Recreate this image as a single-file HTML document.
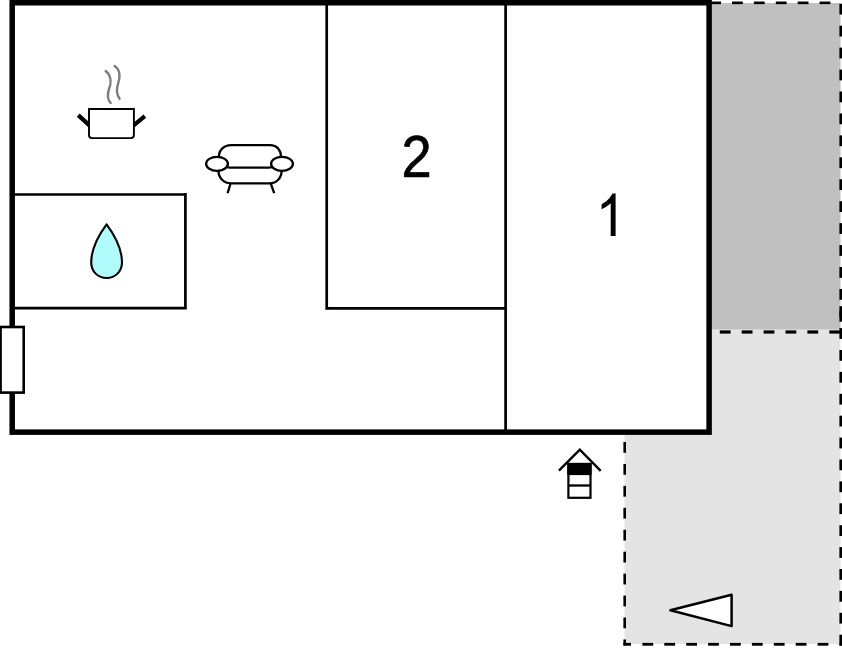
<!DOCTYPE html>
<html><head><meta charset="utf-8">
<style>
html,body{margin:0;padding:0;background:#fff;width:842px;height:652px;overflow:hidden}
svg{display:block;position:absolute;left:0;top:0}
text{font-family:"Liberation Sans",sans-serif}
</style></head><body>
<svg width="842" height="652" viewBox="0 0 842 652">
<rect x="0" y="0" width="842" height="652" fill="#fff"/>
<rect x="624.6" y="329.5" width="215.9" height="314.5" fill="#e4e4e4"/>
<rect x="700" y="3" width="140.5" height="326.5" fill="#c0c0c0"/>
<g fill="#000"><rect x="710.2" y="1.55" width="10.8" height="2.6"/><rect x="732" y="1.55" width="10.8" height="2.6"/><rect x="753.9" y="1.55" width="10.8" height="2.6"/><rect x="775.8" y="1.55" width="10.8" height="2.6"/><rect x="797.7" y="1.55" width="10.8" height="2.6"/><rect x="819.6" y="1.55" width="10.8" height="2.6"/><rect x="839.4" y="3.75" width="2.7" height="10.8"/><rect x="839.4" y="25.69" width="2.7" height="10.8"/><rect x="839.4" y="47.63" width="2.7" height="10.8"/><rect x="839.4" y="69.57" width="2.7" height="10.8"/><rect x="839.4" y="91.51" width="2.7" height="10.8"/><rect x="839.4" y="113.45" width="2.7" height="10.8"/><rect x="839.4" y="135.39" width="2.7" height="10.8"/><rect x="839.4" y="157.33" width="2.7" height="10.8"/><rect x="839.4" y="179.27" width="2.7" height="10.8"/><rect x="839.4" y="201.21" width="2.7" height="10.8"/><rect x="839.4" y="223.15" width="2.7" height="10.8"/><rect x="839.4" y="245.09" width="2.7" height="10.8"/><rect x="839.4" y="267.03" width="2.7" height="10.8"/><rect x="839.4" y="288.97" width="2.7" height="10.8"/><rect x="839.4" y="310.91" width="2.7" height="10.8"/><rect x="839.4" y="634.7" width="2.7" height="10.8"/><rect x="839.4" y="612.8" width="2.7" height="10.8"/><rect x="839.4" y="590.9" width="2.7" height="10.8"/><rect x="839.4" y="569" width="2.7" height="10.8"/><rect x="839.4" y="547.1" width="2.7" height="10.8"/><rect x="839.4" y="525.2" width="2.7" height="10.8"/><rect x="839.4" y="503.3" width="2.7" height="10.8"/><rect x="839.4" y="481.4" width="2.7" height="10.8"/><rect x="839.4" y="459.5" width="2.7" height="10.8"/><rect x="839.4" y="437.6" width="2.7" height="10.8"/><rect x="839.4" y="415.7" width="2.7" height="10.8"/><rect x="839.4" y="393.8" width="2.7" height="10.8"/><rect x="839.4" y="371.9" width="2.7" height="10.8"/><rect x="839.4" y="350" width="2.7" height="10.8"/><rect x="839.4" y="328.1" width="2.7" height="10.8"/><rect x="839.4" y="306.2" width="2.7" height="10.8"/><rect x="719.8" y="330.4" width="10.8" height="3.2"/><rect x="741.7" y="330.4" width="10.8" height="3.2"/><rect x="763.6" y="330.4" width="10.8" height="3.2"/><rect x="785.5" y="330.4" width="10.8" height="3.2"/><rect x="807.4" y="330.4" width="10.8" height="3.2"/><rect x="829.3" y="330.4" width="10.8" height="3.2"/><rect x="623.4" y="442" width="2.6" height="10.8"/><rect x="623.4" y="463.94" width="2.6" height="10.8"/><rect x="623.4" y="485.88" width="2.6" height="10.8"/><rect x="623.4" y="507.82" width="2.6" height="10.8"/><rect x="623.4" y="529.76" width="2.6" height="10.8"/><rect x="623.4" y="551.7" width="2.6" height="10.8"/><rect x="623.4" y="573.64" width="2.6" height="10.8"/><rect x="623.4" y="595.58" width="2.6" height="10.8"/><rect x="623.4" y="617.52" width="2.6" height="10.8"/><rect x="623.4" y="639.46" width="2.6" height="5.84"/><rect x="623.4" y="642.9" width="7.6" height="2.8"/><rect x="642.4" y="642.9" width="10.8" height="2.8"/><rect x="664.3" y="642.9" width="10.8" height="2.8"/><rect x="686.2" y="642.9" width="10.8" height="2.8"/><rect x="708.1" y="642.9" width="10.8" height="2.8"/><rect x="730" y="642.9" width="10.8" height="2.8"/><rect x="751.9" y="642.9" width="10.8" height="2.8"/><rect x="773.8" y="642.9" width="10.8" height="2.8"/><rect x="795.7" y="642.9" width="10.8" height="2.8"/><rect x="817.6" y="642.9" width="10.8" height="2.8"/><rect x="839.5" y="642.9" width="10.8" height="2.8"/></g>
<rect x="12.2" y="2.75" width="696.9" height="429.4" fill="#fff" stroke="#000" stroke-width="5.5"/>
<g stroke="#000" stroke-width="2.7" fill="none" stroke-linecap="butt">
<path d="M326.7 5V309.7M325.4 308.3H506.9M505.6 5V430"/>
<path d="M15 194.5H186.8M185.4 193.1V309.6M15 308.2H186.8"/>
</g>
<rect x="0.55" y="327" width="23.15" height="65.6" fill="#fff" stroke="#000" stroke-width="2.6"/>
<!-- pot -->
<g fill="none" stroke="#7d7d7d" stroke-width="2.4" stroke-linecap="round">
<path d="M105.7 71C112 76 111 84 109 89C107 95 108 100 110.7 103"/>
<path d="M114.6 66C121 70 120 79 118 84C116 90 117 95 119.6 98.8"/>
</g>
<g fill="none" stroke="#000">
<path d="M78.2 115.2L90 125.8M133 125.8L144.9 116.2" stroke-width="4.3" stroke-linecap="butt"/>
<path d="M89 109H133.9V135.1Q133.9 138.1 130.9 138.1H92Q89 138.1 89 135.1Z" stroke-width="1.9" fill="#fff"/>
</g>
<!-- sofa -->
<g fill="none" stroke="#000" stroke-width="2.3">
<path d="M218.9 157C218.9 150 224 145.1 231 145.1H270C277 145.1 281 150 281 157"/>
<path d="M218.5 171C218.5 178 224 183.3 231 183.3H269.5C276.5 183.3 281.6 178 281.6 171"/>
<path d="M224.5 165.8Q227 167.7 230 167.7H269Q272 167.7 274.5 165.8"/>
<ellipse cx="217" cy="163.8" rx="10.9" ry="7" fill="#fff"/>
<ellipse cx="282" cy="163.8" rx="10.9" ry="7" fill="#fff"/>
<path d="M230.4 184L227.6 193.2M270.9 184L274.2 193.2"/>
</g>
<!-- drop -->
<path d="M106.6 224.3C100.5 232.5 91.2 247 91.2 262.5C91.2 271.5 98 278 106.6 278C115.2 278 122 271.5 122 262.5C122 247 112.7 232.5 106.6 224.3Z" fill="#b0fcfd" stroke="#000" stroke-width="2.1" stroke-linejoin="round"/>
<!-- entrance -->
<g stroke="#000" fill="none">
<path d="M558.9 470.6L579.8 449.7L600.7 470.9" stroke-width="2.4"/>
<rect x="568.4" y="464" width="22.1" height="33.8" stroke-width="2.2" fill="#fff"/>
<path d="M568 485.5H591" stroke-width="2.3"/>
</g>
<rect x="567.3" y="462.9" width="24.3" height="12.2" fill="#000"/>
<!-- triangle -->
<path d="M670.4 610.3L731.6 594.8V626.1Z" fill="#fff" stroke="#000" stroke-width="2.5" stroke-linejoin="round"/>
<text x="416.6" y="176.6" font-size="59.6" text-anchor="middle" fill="#000" stroke="#000" stroke-width="0.7" transform="translate(416.6 0) scale(0.91 1) translate(-416.6 0)">2</text>
<path d="M615.6 193.6V235.9H610.7V203.2C608.2 205.6 604.6 207.9 601.6 209.2V204.3C605.8 202.2 610.3 198.3 612.4 193.6Z" fill="#000"/>
</svg>
</body></html>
==========
Written task
All of the lines above should be retyped precisely, apart from the pictures.

Result
Recreate this image as a single-file HTML document.
<!DOCTYPE html>
<html><head><meta charset="utf-8">
<style>
html,body{margin:0;padding:0;background:#fff;width:842px;height:652px;overflow:hidden}
svg{display:block;position:absolute;left:0;top:0}
text{font-family:"Liberation Sans",sans-serif}
</style></head><body>
<svg width="842" height="652" viewBox="0 0 842 652">
<rect x="0" y="0" width="842" height="652" fill="#fff"/>
<rect x="624.6" y="329.5" width="215.9" height="314.5" fill="#e4e4e4"/>
<rect x="700" y="3" width="140.5" height="326.5" fill="#c0c0c0"/>
<g fill="#000"><rect x="710.2" y="1.55" width="10.8" height="2.6"/><rect x="732" y="1.55" width="10.8" height="2.6"/><rect x="753.9" y="1.55" width="10.8" height="2.6"/><rect x="775.8" y="1.55" width="10.8" height="2.6"/><rect x="797.7" y="1.55" width="10.8" height="2.6"/><rect x="819.6" y="1.55" width="10.8" height="2.6"/><rect x="839.4" y="3.75" width="2.7" height="10.8"/><rect x="839.4" y="25.69" width="2.7" height="10.8"/><rect x="839.4" y="47.63" width="2.7" height="10.8"/><rect x="839.4" y="69.57" width="2.7" height="10.8"/><rect x="839.4" y="91.51" width="2.7" height="10.8"/><rect x="839.4" y="113.45" width="2.7" height="10.8"/><rect x="839.4" y="135.39" width="2.7" height="10.8"/><rect x="839.4" y="157.33" width="2.7" height="10.8"/><rect x="839.4" y="179.27" width="2.7" height="10.8"/><rect x="839.4" y="201.21" width="2.7" height="10.8"/><rect x="839.4" y="223.15" width="2.7" height="10.8"/><rect x="839.4" y="245.09" width="2.7" height="10.8"/><rect x="839.4" y="267.03" width="2.7" height="10.8"/><rect x="839.4" y="288.97" width="2.7" height="10.8"/><rect x="839.4" y="310.91" width="2.7" height="10.8"/><rect x="839.4" y="634.7" width="2.7" height="10.8"/><rect x="839.4" y="612.8" width="2.7" height="10.8"/><rect x="839.4" y="590.9" width="2.7" height="10.8"/><rect x="839.4" y="569" width="2.7" height="10.8"/><rect x="839.4" y="547.1" width="2.7" height="10.8"/><rect x="839.4" y="525.2" width="2.7" height="10.8"/><rect x="839.4" y="503.3" width="2.7" height="10.8"/><rect x="839.4" y="481.4" width="2.7" height="10.8"/><rect x="839.4" y="459.5" width="2.7" height="10.8"/><rect x="839.4" y="437.6" width="2.7" height="10.8"/><rect x="839.4" y="415.7" width="2.7" height="10.8"/><rect x="839.4" y="393.8" width="2.7" height="10.8"/><rect x="839.4" y="371.9" width="2.7" height="10.8"/><rect x="839.4" y="350" width="2.7" height="10.8"/><rect x="839.4" y="328.1" width="2.7" height="10.8"/><rect x="839.4" y="306.2" width="2.7" height="10.8"/><rect x="719.8" y="330.4" width="10.8" height="3.2"/><rect x="741.7" y="330.4" width="10.8" height="3.2"/><rect x="763.6" y="330.4" width="10.8" height="3.2"/><rect x="785.5" y="330.4" width="10.8" height="3.2"/><rect x="807.4" y="330.4" width="10.8" height="3.2"/><rect x="829.3" y="330.4" width="10.8" height="3.2"/><rect x="623.4" y="442" width="2.6" height="10.8"/><rect x="623.4" y="463.94" width="2.6" height="10.8"/><rect x="623.4" y="485.88" width="2.6" height="10.8"/><rect x="623.4" y="507.82" width="2.6" height="10.8"/><rect x="623.4" y="529.76" width="2.6" height="10.8"/><rect x="623.4" y="551.7" width="2.6" height="10.8"/><rect x="623.4" y="573.64" width="2.6" height="10.8"/><rect x="623.4" y="595.58" width="2.6" height="10.8"/><rect x="623.4" y="617.52" width="2.6" height="10.8"/><rect x="623.4" y="639.46" width="2.6" height="5.84"/><rect x="623.4" y="642.9" width="7.6" height="2.8"/><rect x="642.4" y="642.9" width="10.8" height="2.8"/><rect x="664.3" y="642.9" width="10.8" height="2.8"/><rect x="686.2" y="642.9" width="10.8" height="2.8"/><rect x="708.1" y="642.9" width="10.8" height="2.8"/><rect x="730" y="642.9" width="10.8" height="2.8"/><rect x="751.9" y="642.9" width="10.8" height="2.8"/><rect x="773.8" y="642.9" width="10.8" height="2.8"/><rect x="795.7" y="642.9" width="10.8" height="2.8"/><rect x="817.6" y="642.9" width="10.8" height="2.8"/><rect x="839.5" y="642.9" width="10.8" height="2.8"/></g>
<rect x="12.2" y="2.75" width="696.9" height="429.4" fill="#fff" stroke="#000" stroke-width="5.5"/>
<g stroke="#000" stroke-width="2.7" fill="none" stroke-linecap="butt">
<path d="M326.7 5V309.7M325.4 308.3H506.9M505.6 5V430"/>
<path d="M15 194.5H186.8M185.4 193.1V309.6M15 308.2H186.8"/>
</g>
<rect x="0.55" y="327" width="23.15" height="65.6" fill="#fff" stroke="#000" stroke-width="2.6"/>
<!-- pot -->
<g fill="none" stroke="#7d7d7d" stroke-width="2.4" stroke-linecap="round">
<path d="M105.7 71C112 76 111 84 109 89C107 95 108 100 110.7 103"/>
<path d="M114.6 66C121 70 120 79 118 84C116 90 117 95 119.6 98.8"/>
</g>
<g fill="none" stroke="#000">
<path d="M78.2 115.2L90 125.8M133 125.8L144.9 116.2" stroke-width="4.3" stroke-linecap="butt"/>
<path d="M89 109H133.9V135.1Q133.9 138.1 130.9 138.1H92Q89 138.1 89 135.1Z" stroke-width="1.9" fill="#fff"/>
</g>
<!-- sofa -->
<g fill="none" stroke="#000" stroke-width="2.3">
<path d="M218.9 157C218.9 150 224 145.1 231 145.1H270C277 145.1 281 150 281 157"/>
<path d="M218.5 171C218.5 178 224 183.3 231 183.3H269.5C276.5 183.3 281.6 178 281.6 171"/>
<path d="M224.5 165.8Q227 167.7 230 167.7H269Q272 167.7 274.5 165.8"/>
<ellipse cx="217" cy="163.8" rx="10.9" ry="7" fill="#fff"/>
<ellipse cx="282" cy="163.8" rx="10.9" ry="7" fill="#fff"/>
<path d="M230.4 184L227.6 193.2M270.9 184L274.2 193.2"/>
</g>
<!-- drop -->
<path d="M106.6 224.3C100.5 232.5 91.2 247 91.2 262.5C91.2 271.5 98 278 106.6 278C115.2 278 122 271.5 122 262.5C122 247 112.7 232.5 106.6 224.3Z" fill="#b0fcfd" stroke="#000" stroke-width="2.1" stroke-linejoin="round"/>
<!-- entrance -->
<g stroke="#000" fill="none">
<path d="M558.9 470.6L579.8 449.7L600.7 470.9" stroke-width="2.4"/>
<rect x="568.4" y="464" width="22.1" height="33.8" stroke-width="2.2" fill="#fff"/>
<path d="M568 485.5H591" stroke-width="2.3"/>
</g>
<rect x="567.3" y="462.9" width="24.3" height="12.2" fill="#000"/>
<!-- triangle -->
<path d="M670.4 610.3L731.6 594.8V626.1Z" fill="#fff" stroke="#000" stroke-width="2.5" stroke-linejoin="round"/>
<text x="416.6" y="176.6" font-size="59.6" text-anchor="middle" fill="#000" stroke="#000" stroke-width="0.7" transform="translate(416.6 0) scale(0.91 1) translate(-416.6 0)">2</text>
<path d="M615.6 193.6V235.9H610.7V203.2C608.2 205.6 604.6 207.9 601.6 209.2V204.3C605.8 202.2 610.3 198.3 612.4 193.6Z" fill="#000"/>
</svg>
</body></html>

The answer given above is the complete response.